A competing - or perhaps complementary - standard is that of Ethnologue. From a linguistic point
of view, this is a much more complete and coherent set of language codes than
ISO has produced, for it has three-letter codes which cover 6,703 languages,
and is based on internally consistent standards.
One of the most important questions we must address, then, is this one:
- Should we as linguists choose the Ethnologue coding-scheme or that of ISO-639?
The value of conforming to an international standard is always considerable,
and in that regard ISO-639 is clearly preferable. But it would require major
reworking to be useful to linguists.
Questions about coding language groups
Ethnologue includes a complete statement of subgrouping information for each
of the languages in its code-set, but there is no standard coding system which
can be used for information interchange, or for relating different views of
language relationships. We need to consider what a good coding scheme for linguists
would be in this regard. As an example of what one possible coding scheme for
a genetic classification of languages might be, we suggest you look at one
which has been proposed for the LINGUIST database. In this area, you can
help our task most by coming to the workshop prepared to answer these questions:
- Should a classification system be one that generates an environment which
to some degree "knows" the place in a family tree that a language belongs
to? We should certainly not have to give an entire tree every time we mention
a language; yet we do want to be able to extract all material which belongs
to a particular subgroup. How would you implement such a system?
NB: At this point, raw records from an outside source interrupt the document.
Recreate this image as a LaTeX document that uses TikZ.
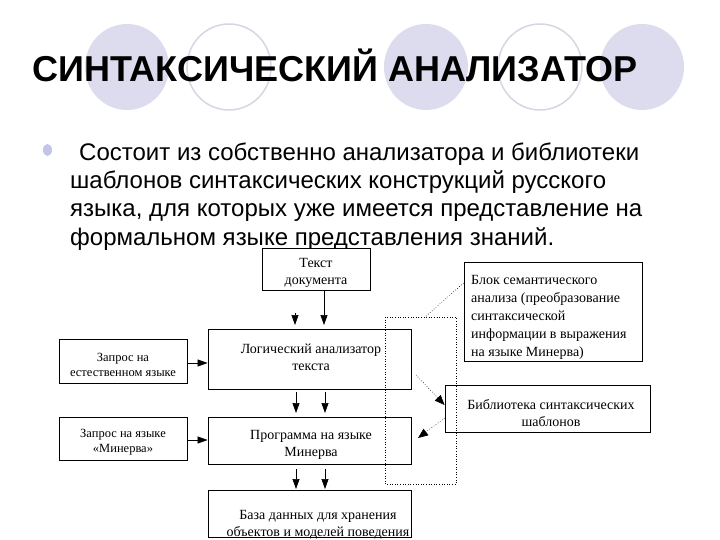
\documentclass[tikz,border=0pt]{standalone}
\usepackage{fontspec}
\setmainfont{Liberation Serif}
\newfontfamily\sansf{Liberation Sans}
\usetikzlibrary{arrows.meta}
\definecolor{lav}{RGB}{220,220,238}
\definecolor{lavline}{RGB}{214,214,228}
\definecolor{bulletc}{RGB}{196,196,232}
\begin{document}
\begin{tikzpicture}[x=1pt,y=-1pt,
  box/.style={draw=black, line width=0.8pt, fill=white, inner sep=0pt},
  lbl/.style={inner sep=0pt, align=center, font=\fontsize{14}{17}\selectfont},
  smalllbl/.style={lbl, font=\fontsize{12.5}{15}\selectfont},
  bodyline/.style={anchor=base west, inner sep=0pt, font=\sansf\fontsize{24}{28}\selectfont},
  arr/.style={-{Triangle[length=10pt,width=7pt]}, line width=0.7pt},
  dotarr/.style={dotted, line width=0.6pt, -{Triangle[length=10pt,width=8pt]}},
  dotline/.style={dotted, line width=0.6pt},
  deco/.style={fill=lav, draw=none},
  decoring/.style={draw=lavline, line width=1.5pt, fill=none}
]
\useasboundingbox (0,0) rectangle (720,540);
\fill[white] (0,0) rectangle (720,540);
% decorative circles
\fill[deco] (127,67) ellipse [x radius=42, y radius=43];
\draw[decoring] (229,67) ellipse [x radius=42, y radius=43];
\fill[deco] (426,67) ellipse [x radius=42, y radius=43];
\draw[decoring] (540,67) ellipse [x radius=42, y radius=43];
\fill[deco] (642,67) ellipse [x radius=42, y radius=43];
% title
\node[anchor=base west, inner sep=0pt, font=\sansf\bfseries\fontsize{36}{40}\selectfont] (title) at (32,82) {СИНТАКСИЧЕСКИЙ АНАЛИЗАТОР};
% bullet and text
\fill[bulletc] (47.5,150) ellipse [x radius=4.5, y radius=6];
\node[bodyline] (l1) at (79,161) {Состоит из собственно анализатора и библиотеки};
\node[bodyline] (l2) at (70,189) {шаблонов синтаксических конструкций русского};
\node[bodyline] (l3) at (70,217) {языка, для которых уже имеется представление на};
\node[bodyline] (l4) at (70,245) {формальном языке представления знаний.};
% boxes
\node[box, minimum width=108pt, minimum height=42pt] (doc) at (316,269) {};
\node[lbl] (doct) at (316,273) {Текст\\документа};
\node[box, minimum width=203pt, minimum height=60pt] (logic) at (309.5,359) {};
\node[lbl] (logict) at (311,357) {Логический анализатор\\текста};
\node[box, minimum width=128pt, minimum height=44pt] (req1) at (123,361) {};
\node[smalllbl] (req1t) at (123,364.5) {Запрос на\\естественном языке};
\node[box, minimum width=203pt, minimum height=47pt] (prog) at (309.5,440.5) {};
\node[lbl] (progt) at (311,445) {Программа на языке\\Минерва};
\node[box, minimum width=128pt, minimum height=43pt] (req2) at (123,438.5) {};
\node[smalllbl] (req2t) at (123,442) {Запрос на языке\\«Минерва»};
\node[box, minimum width=203pt, minimum height=47pt] (db) at (309.5,513.5) {};
\node[lbl] (dbt) at (318,525) {База данных для хранения\\объектов и моделей поведения};
\node[box, minimum width=178pt, minimum height=99pt] (sem) at (553,311.5) {};
\node[lbl, align=left, anchor=north west, font=\fontsize{14}{18}\selectfont] (semt) at (471,275) {Блок семантического\\анализа (преобразование\\синтаксической\\информации в выражения\\на языке Минерва)};
\node[box, minimum width=205pt, minimum height=47pt] (lib) at (547.5,408.5) {};
\node[lbl] (libt) at (551,413) {Библиотека синтаксических\\шаблонов};
% dotted frame
\coordinate (f1) at (385,317);
\coordinate (f2) at (456,484);
\draw[dotline] (f1) rectangle (f2);
% arrows
\coordinate (a0) at (295,313);
\coordinate (a0e) at (295,325);
\draw[arr] (a0) -- (a0e);
\coordinate (a1e) at (324,325);
\draw[arr] (doc.south -| a1e) -- (a1e);
\coordinate (b1s) at (296,392);
\coordinate (b1e) at (296,413);
\coordinate (b2s) at (325,392);
\coordinate (b2e) at (325,413);
\draw[arr] (b1s) -- (b1e);
\draw[arr] (b2s) -- (b2e);
\coordinate (c1s) at (296,469);
\coordinate (c1e) at (296,489);
\coordinate (c2s) at (325,469);
\coordinate (c2e) at (325,489);
\draw[arr] (c1s) -- (c1e);
\draw[arr] (c2s) -- (c2e);
\draw[arr] (req1.east |- 0,363) -- (logic.west |- 0,363);
\draw[arr] (req2.east |- 0,440) -- (prog.west |- 0,440);
\coordinate (s1) at (425,317);
\draw[dotline] (sem.west |- 0,283) -- (s1);
\coordinate (d1s) at (416,375);
\draw[dotarr] (d1s) -- (lib.west |- 0,405);
\coordinate (d2e) at (418,438);
\draw[dotarr] (lib.west |- 0,418) -- (d2e);
\end{tikzpicture}
\end{document}
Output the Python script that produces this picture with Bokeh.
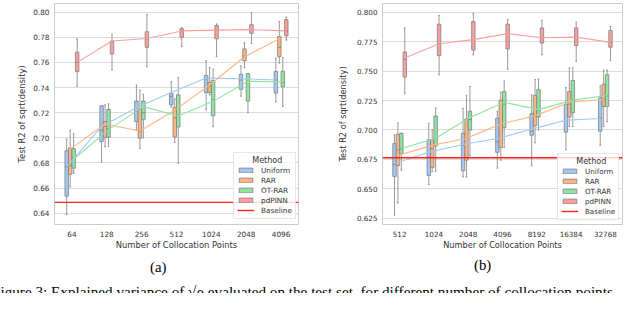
from bokeh.plotting import figure
from bokeh.models import (FactorRange, ColumnDataSource, Span, Legend, LegendItem,
                          FixedTicker, NumeralTickFormatter, Div)
from bokeh.layouts import row, column
from bokeh.transform import dodge
from bokeh.embed import file_html
from bokeh.resources import INLINE

METHODS = ["Uniform", "RAR", "OT-RAR", "pdPINN"]
COLORS = ["#a1c9f4", "#ffb482", "#8de5a1", "#ff9f9b"]
OFFSETS = [-0.15, -0.05, 0.05, 0.15]

# ---- panel (a) ----  each entry: (whisker low, q1, median, q3, whisker high, mean)
A_POINTS = ["64", "128", "256", "512", "1024", "2048", "4096"]
A_UNIFORM = [(0.639, 0.6536, 0.677, 0.6898, 0.699, 0.677),
             (0.681, 0.697, 0.706, 0.7255, 0.7255, 0.709),
             (0.706, 0.713, 0.721, 0.7292, 0.742, 0.724),
             (0.7245, 0.7262, 0.733, 0.7354, 0.7447, 0.736),
             (0.7223, 0.736, 0.747, 0.7496, 0.7613, 0.7475),
             (0.7331, 0.7386, 0.746, 0.7505, 0.7572, 0.747),
             (0.7287, 0.7356, 0.746, 0.7527, 0.7634, 0.746)]
A_RAR = [(0.661, 0.671, 0.678, 0.6918, 0.706, 0.691),
         (0.693, 0.7002, 0.709, 0.713, 0.7262, 0.711),
         (0.6915, 0.6997, 0.705, 0.7225, 0.738, 0.7055),
         (0.6963, 0.7007, 0.716, 0.7243, 0.731, 0.722),
         (0.7342, 0.736, 0.741, 0.744, 0.7558, 0.742),
         (0.7558, 0.7613, 0.765, 0.7707, 0.7757, 0.7645),
         (0.7594, 0.7645, 0.772, 0.7806, 0.7926, 0.7787)]
A_OTRAR = [(0.6718, 0.6759, 0.684, 0.6913, 0.7032, 0.683),
           (0.6933, 0.7005, 0.707, 0.7225, 0.727, 0.7065),
           (0.700, 0.7144, 0.720, 0.7292, 0.7347, 0.7248),
           (0.6797, 0.7087, 0.718, 0.7342, 0.7479, 0.7174),
           (0.7089, 0.7175, 0.730, 0.7455, 0.7547, 0.729),
           (0.720, 0.7292, 0.745, 0.751, 0.751, 0.745),
           (0.725, 0.7406, 0.744, 0.753, 0.7637, 0.7444)]
A_PDPINN = [(0.741, 0.7526, 0.760, 0.7682, 0.7787, 0.760),
            (0.754, 0.7667, 0.7764, 0.7769, 0.7824, 0.777),
            (0.7566, 0.772, 0.7787, 0.7844, 0.798, 0.779),
            (0.7725, 0.780, 0.7849, 0.7868, 0.7876, 0.785),
            (0.7645, 0.7787, 0.7856, 0.7893, 0.7906, 0.7856),
            (0.775, 0.7831, 0.786, 0.790, 0.7993, 0.786),
            (0.7777, 0.7811, 0.785, 0.794, 0.796, 0.785)]
A_BASELINE = 0.6487
A_YTICKS = [0.64, 0.66, 0.68, 0.70, 0.72, 0.74, 0.76, 0.78, 0.80]

# ---- panel (b) ----
B_POINTS = ["512", "1024", "2048", "4096", "8192", "16384", "32768"]
B_UNIFORM = [(0.6276, 0.6605, 0.671, 0.6885, 0.6958, 0.6715),
             (0.6535, 0.6613, 0.677, 0.6917, 0.7058, 0.681),
             (0.660, 0.6654, 0.687, 0.6972, 0.7185, 0.6877),
             (0.6675, 0.681, 0.690, 0.710, 0.716, 0.6928),
             (0.6697, 0.6955, 0.699, 0.7139, 0.730, 0.7006),
             (0.6832, 0.6982, 0.708, 0.7219, 0.7362, 0.7084),
             (0.6869, 0.699, 0.710, 0.7273, 0.7375, 0.7098)]
B_RAR = [(0.6379, 0.6697, 0.683, 0.6963, 0.706, 0.6783),
         (0.6645, 0.668, 0.684, 0.6917, 0.700, 0.6869),
         (0.660, 0.6743, 0.693, 0.7093, 0.7295, 0.693),
         (0.6742, 0.685, 0.705, 0.7254, 0.7322, 0.7052),
         (0.689, 0.7038, 0.712, 0.7294, 0.743, 0.712),
         (0.703, 0.7111, 0.722, 0.7327, 0.7529, 0.7236),
         (0.703, 0.720, 0.726, 0.7389, 0.751, 0.726)]
B_OTRAR = [(0.6657, 0.6796, 0.684, 0.6972, 0.6972, 0.6842),
           (0.6648, 0.6864, 0.693, 0.7119, 0.7187, 0.693),
           (0.678, 0.700, 0.709, 0.716, 0.737, 0.7106),
           (0.685, 0.702, 0.722, 0.7327, 0.7416, 0.7236),
           (0.700, 0.7111, 0.717, 0.7343, 0.7434, 0.7173),
           (0.703, 0.7147, 0.725, 0.7421, 0.7529, 0.7254),
           (0.707, 0.720, 0.729, 0.747, 0.751, 0.7294)]
B_PDPINN = [(0.7308, 0.745, 0.760, 0.7664, 0.7868, 0.7612),
            (0.747, 0.7632, 0.7733, 0.790, 0.7973, 0.7733),
            (0.764, 0.768, 0.7769, 0.7922, 0.799, 0.7769),
            (0.7515, 0.769, 0.782, 0.790, 0.7941, 0.782),
            (0.764, 0.7739, 0.7785, 0.7868, 0.7933, 0.7785),
            (0.7583, 0.7717, 0.779, 0.7868, 0.7919, 0.779),
            (0.759, 0.7704, 0.7745, 0.7846, 0.7882, 0.7745)]
B_BASELINE = 0.6764
B_YTICKS = [0.625, 0.650, 0.675, 0.700, 0.725, 0.750, 0.775, 0.800]

Y_LABEL = "Test R2 of sqrt(density)"
X_LABEL = "Number of Collocation Points"
SUBCAPTIONS = ["(a)", "(b)"]
FIG_CAPTION = ("Figure 3: Explained variance of \u221a\u03c1 evaluated on the test set, "
               "for different number of collocation points")

TEXT = "#333333"
EDGE = "#808080"
RED = "#ff2020"
FIG_H = 252


def make_panel(cats, series, baseline, ylo, yhi, yticks, fmt, width, borders,
               tick_fs, lab_fs, ylab_standoff, legend_fs, legend_loc, with_ylabel):
    bl, br, bt, bb = borders
    p = figure(x_range=FactorRange(*cats), y_range=(ylo, yhi), width=width, height=FIG_H,
               output_backend="svg", toolbar_location=None,
               min_border_left=bl, min_border_right=br, min_border_top=bt,
               min_border_bottom=bb)
    p.background_fill_color = "white"
    p.border_fill_color = "white"
    p.outline_line_color = "#cccccc"
    p.xgrid.grid_line_color = None
    p.ygrid.grid_line_color = "#dcdcdc"
    p.ygrid.ticker = FixedTicker(ticks=yticks)
    p.yaxis.ticker = FixedTicker(ticks=yticks)
    p.yaxis.formatter = NumeralTickFormatter(format=fmt)
    for ax in (p.xaxis[0], p.yaxis[0]):
        ax.axis_line_color = None
        ax.major_tick_line_color = None
        ax.minor_tick_line_color = None
        ax.major_tick_out = 0
        ax.major_tick_in = 0
        ax.major_label_text_font = "DejaVu Sans"
        ax.major_label_text_font_size = tick_fs
        ax.major_label_text_color = TEXT
        ax.axis_label_text_font = "DejaVu Sans"
        ax.axis_label_text_font_size = lab_fs
        ax.axis_label_text_font_style = "normal"
        ax.axis_label_text_color = TEXT
    p.xaxis.major_label_standoff = 6
    p.xaxis.axis_label_standoff = 0
    p.yaxis.major_label_standoff = 5
    p.yaxis.axis_label_standoff = ylab_standoff
    p.xaxis.axis_label = X_LABEL
    if with_ylabel:
        p.yaxis.axis_label = Y_LABEL

    items = []
    line_sources = []
    for name, color, off, stats in zip(METHODS, COLORS, OFFSETS, series):
        src = ColumnDataSource(dict(
            cat=cats,
            lo=[s[0] for s in stats], q1=[s[1] for s in stats], med=[s[2] for s in stats],
            q3=[s[3] for s in stats], hi=[s[4] for s in stats], mean=[s[5] for s in stats]))
        xc = dodge("cat", off, range=p.x_range)
        p.segment(x0=xc, y0="lo", x1=xc, y1="q1", source=src, line_color=EDGE, line_width=0.8)
        p.segment(x0=xc, y0="q3", x1=xc, y1="hi", source=src, line_color=EDGE, line_width=0.8)
        for yk in ("lo", "hi"):
            p.segment(x0=dodge("cat", off - 0.025, range=p.x_range), y0=yk,
                      x1=dodge("cat", off + 0.025, range=p.x_range), y1=yk,
                      source=src, line_color=EDGE, line_width=0.8)
        r = p.vbar(x=xc, width=0.1, bottom="q1", top="q3", source=src,
                   fill_color=color, line_color=EDGE, line_width=0.8)
        p.segment(x0=dodge("cat", off - 0.05, range=p.x_range), y0="med",
                  x1=dodge("cat", off + 0.05, range=p.x_range), y1="med",
                  source=src, line_color=EDGE, line_width=0.8)
        items.append(LegendItem(label=name, renderers=[r]))
        line_sources.append((src, color, off))
    for src, color, off in line_sources:
        p.line(x=dodge("cat", off, range=p.x_range), y="mean", source=src,
               line_color=color, line_width=1.1)

    p.add_layout(Span(location=baseline, dimension="width", line_color=RED,
                      line_width=1.4))
    # legend proxy for the baseline (drawn outside the visible y range)
    proxy = p.line(x=[cats[0], cats[-1]], y=[ylo - 1, ylo - 1], line_color=RED, line_width=1.4)
    items.append(LegendItem(label="Baseline", renderers=[proxy]))

    leg = Legend(items=items, location=legend_loc,
                 title="\u00a0\u00a0\u00a0\u00a0\u00a0\u00a0Method")
    leg.title_text_font = "DejaVu Sans"
    leg.title_text_font_size = "8px"
    leg.title_text_font_style = "normal"
    leg.title_text_color = TEXT
    leg.title_standoff = 0
    leg.label_text_font = "DejaVu Sans"
    leg.label_text_font_size = legend_fs
    leg.label_text_color = TEXT
    leg.label_height = 10
    leg.label_standoff = 7
    leg.glyph_height = 6
    leg.glyph_width = 17
    leg.spacing = 0
    leg.padding = 3
    leg.margin = 0
    leg.border_line_color = "#d0d0d0"
    leg.background_fill_alpha = 0.8
    p.add_layout(leg)
    return p


# panel (a): its y-axis title is set in a narrow text column on its left
YLAB_W = 28
pa = make_panel(A_POINTS, [A_UNIFORM, A_RAR, A_OTRAR, A_PDPINN], A_BASELINE,
                0.6311, 0.8068, A_YTICKS, "0.00", 320 - YLAB_W, (54 - YLAB_W, 22, 1, 26),
                "7.3px", "8.4px", 0, "7.3px", (179, 5), False)
pb = make_panel(B_POINTS, [B_UNIFORM, B_RAR, B_OTRAR, B_PDPINN], B_BASELINE,
                0.6196, 0.8076, B_YTICKS, "0.000", 304, (62, 2, 3, 28),
                "7.2px", "8.2px", 6, "7.1px", (175, 4), True)

ylab_a = Div(
    text=('<div style="position:relative; width:%dpx; height:%dpx;">'
          '<span style="position:absolute; left:22px; top:113.5px; '
          'transform: translate(-50%%, -50%%) rotate(-90deg); white-space:nowrap; '
          "font-family:'DejaVu Sans'; font-size:8.4px; line-height:1; color:%s;\">%s</span>"
          '</div>') % (YLAB_W, FIG_H, TEXT, Y_LABEL),
    width=YLAB_W, height=FIG_H, margin=0)

SERIF = ("font-family: 'Liberation Serif', serif; color:#000; line-height:1; "
         "white-space:nowrap; position:absolute;")
cap_html = (
    '<div style="position:relative; width:624px; height:41px; overflow:hidden;">'
    f'<span style="{SERIF} font-size:14.8px; left:150px; top:8px;">{SUBCAPTIONS[0]}</span>'
    f'<span style="{SERIF} font-size:14.8px; left:474px; top:6px;">{SUBCAPTIONS[1]}</span>'
    f'<span style="{SERIF} font-size:15.2px; left:-8px; top:32px;">{FIG_CAPTION}</span>'
    '</div>'
)
cap = Div(text=cap_html, width=624, height=41, margin=0, styles={"overflow": "hidden"})

layout = column(row(ylab_a, pa, pb), cap)
open("out.html", "w").write(file_html(layout, INLINE))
- How can we best handle variant subgrouping? Whatever coding system we use,
it should be able to represent variant trees in a family, rather than imposing
one view on the entire community.
- How should we handle subgroups as opposed to languages? By the standard
historical method, any subgroup is simply a set of languages, all of which
are derived from an earlier proto-language. Thus the node which defines a
subgroup can also be seen as simply an earlier, extinct language. Vulgar Latin
is in this sense equivalent to Proto-Romance. Should we therefore treat nodes
in a family tree simply as languages?
- How do we build a system of coding which can handle changing views of groupings?
What happens when we add a subgroup, delete one, join families into macro-groupings?
Genetic information, however is just one type of information which linguistic
classification might care to code:
- Should we also attempt to classify languages by areal groupings, or by typological
similarities?
- If so, how would we formalize such a classification so that a computer can
make consistent use of it?
Finally, perhaps the most important issue we need to consider is this:
- For any system to be effective, it must be generally accepted. Linguistics
needs some kind of mechanism for giving a community assent to a computational
standard, and a generally-accepted method for considering whether changes
should be incorporated into the standard coding system. How could we go about
instituting such a mechanism?
It is perhaps worth stating here that we are faced with an interesting time in
linguistics. Linguistic data is going to appear on the web in ever-larger quantities.
We cannot simply continue to do things as we always have. If we do not institute
digital standards, others will do so for us, and we can safely say that we will
not generally like the result.